Source material:
• • •

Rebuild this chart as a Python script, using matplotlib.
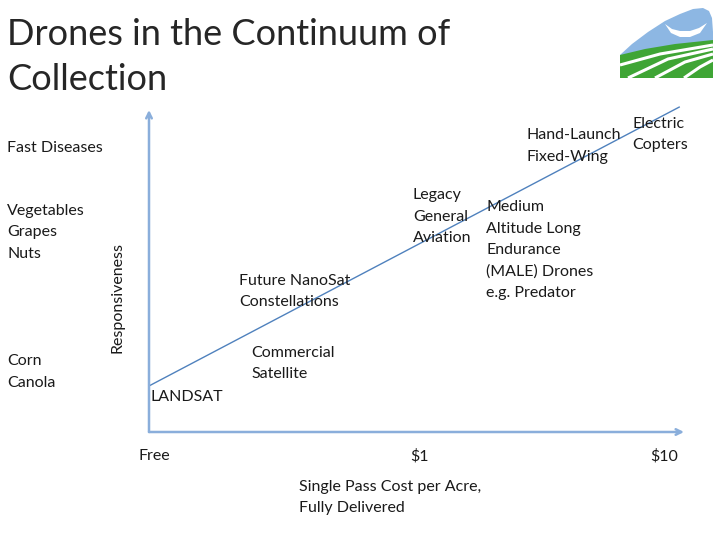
import matplotlib
matplotlib.use("Agg")
import matplotlib.pyplot as plt
from matplotlib.patches import Polygon

plt.rcParams['font.family'] = ['Lato', 'DejaVu Sans']

# --- data (cost axis 0..10, responsiveness 0..10) ---
cost_ticks = [0.09, 5.05, 9.63]
cost_labels = ['Free', '$1', '$10']

trend_x = [0.0, 9.91]
trend_y = [1.43, 10.09]

# collection platforms: label, cost position (left edge), responsiveness (centre)
platform_names = ['LANDSAT', 'Commercial\nSatellite', 'Future NanoSat\nConstellations',
                  'Legacy\nGeneral\nAviation',
                  'Medium\nAltitude Long\nEndurance\n(MALE) Drones\ne.g. Predator',
                  'Hand-Launch\nFixed-Wing', 'Electric\nCopters']
platform_x = [0.02, 1.91, 1.68, 4.93, 6.30, 7.05, 9.04]
platform_y = [1.09, 2.13, 4.36, 6.69, 5.65, 8.88, 9.24]

# crops needing a given responsiveness
crop_names = ['Fast Diseases', 'Vegetables\nGrapes\nNuts', 'Corn\nCanola']
crop_y = [8.82, 6.20, 1.86]

axis_color = '#8aaedb'
line_color = '#4f81bd'
text_color = '#1a1a1a'
fs = 11.5
ls = 1.66

fig = plt.figure(figsize=(7.15, 5.36), dpi=100)
ax = fig.add_axes([149 / 715, 1 - 432 / 536, 535 / 715, 322 / 536])
ax.set_xlim(0, 10)
ax.set_ylim(0, 10)
for s in ax.spines.values():
    s.set_visible(False)
ax.set_yticks([])
ax.set_xticks(cost_ticks, cost_labels, fontsize=fs, color=text_color)
ax.tick_params(axis='x', length=0, pad=12.5)

# axes arrows
ax.annotate('', xy=(10, 0), xytext=(0, 0),
            arrowprops=dict(arrowstyle='->', color=axis_color, lw=1.8, shrinkA=0, shrinkB=0))
ax.annotate('', xy=(0, 10), xytext=(0, 0),
            arrowprops=dict(arrowstyle='->', color=axis_color, lw=1.8, shrinkA=0, shrinkB=0))

# trend line
ax.plot(trend_x, trend_y, color=line_color, lw=1.0, clip_on=False)

for name, x, y in zip(platform_names, platform_x, platform_y):
    ax.text(x, y, name, fontsize=fs, color=text_color, ha='left', va='center',
            linespacing=ls)

for name, y in zip(crop_names, crop_y):
    ax.text(-2.65, y, name, fontsize=fs, color=text_color, ha='left', va='center',
            linespacing=ls, clip_on=False)

ax.text(-0.58, 4.18, 'Responsiveness', rotation=90, fontsize=fs, color=text_color,
        ha='center', va='center')
ax.text(2.80, -2.03, 'Single Pass Cost per Acre,\nFully Delivered', fontsize=fs,
        color=text_color, ha='left', va='center', linespacing=ls)

fig.text(7 / 715, 1 - 57 / 536, 'Drones in the Continuum of\nCollection', fontsize=26,
         color='#262626', ha='left', va='center', linespacing=1.45)

# logo (pixel coords inside its own small axes)
lg = fig.add_axes([618 / 715, 1 - 80 / 536, 97 / 715, 78 / 536])
lg.set_xlim(618, 715)
lg.set_ylim(80, 2)
lg.axis('off')
sky = [(620, 55), (632, 44), (648, 32), (665, 21), (680, 14), (693, 9), (703, 8),
       (709, 11), (712, 18), (713, 32), (713, 54)]
lg.add_patch(Polygon(sky, closed=True, color='#8db7e3', lw=0))
field = [(620, 55), (645, 49), (675, 44), (713, 40), (713, 78), (620, 78)]
lg.add_patch(Polygon(field, closed=True, color='#3fa535', lw=0))
smile = [(665, 24), (672, 29), (680, 31), (690, 31), (699, 28), (707, 23),
         (700, 33), (690, 37), (680, 37), (671, 33)]
lg.add_patch(Polygon(smile, closed=True, color='white', lw=0))
stripes = [[(620, 65), (660, 54), (713, 45)],
           [(628, 78), (668, 59), (713, 49)],
           [(655, 78), (685, 62), (713, 54)],
           [(684, 78), (700, 67), (713, 60)]]
for st in stripes:
    xs, ys = zip(*st)
    lg.plot(xs, ys, color='white', lw=2.2, solid_capstyle='butt')

fig.savefig('out.png', dpi=100)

• • •

What to work on: Repeat, word for word and with no pictures, only the lines running from the beginning of the data to the line that contains "plt.rcParams['font.family'] = ['Lato', 'DejaVu".

Final result:
Rebuild this chart as a Python script, using matplotlib.
import matplotlib
matplotlib.use("Agg")
import matplotlib.pyplot as plt
from matplotlib.patches import Polygon

plt.rcParams['font.family'] = ['Lato', 'DejaVu Sans']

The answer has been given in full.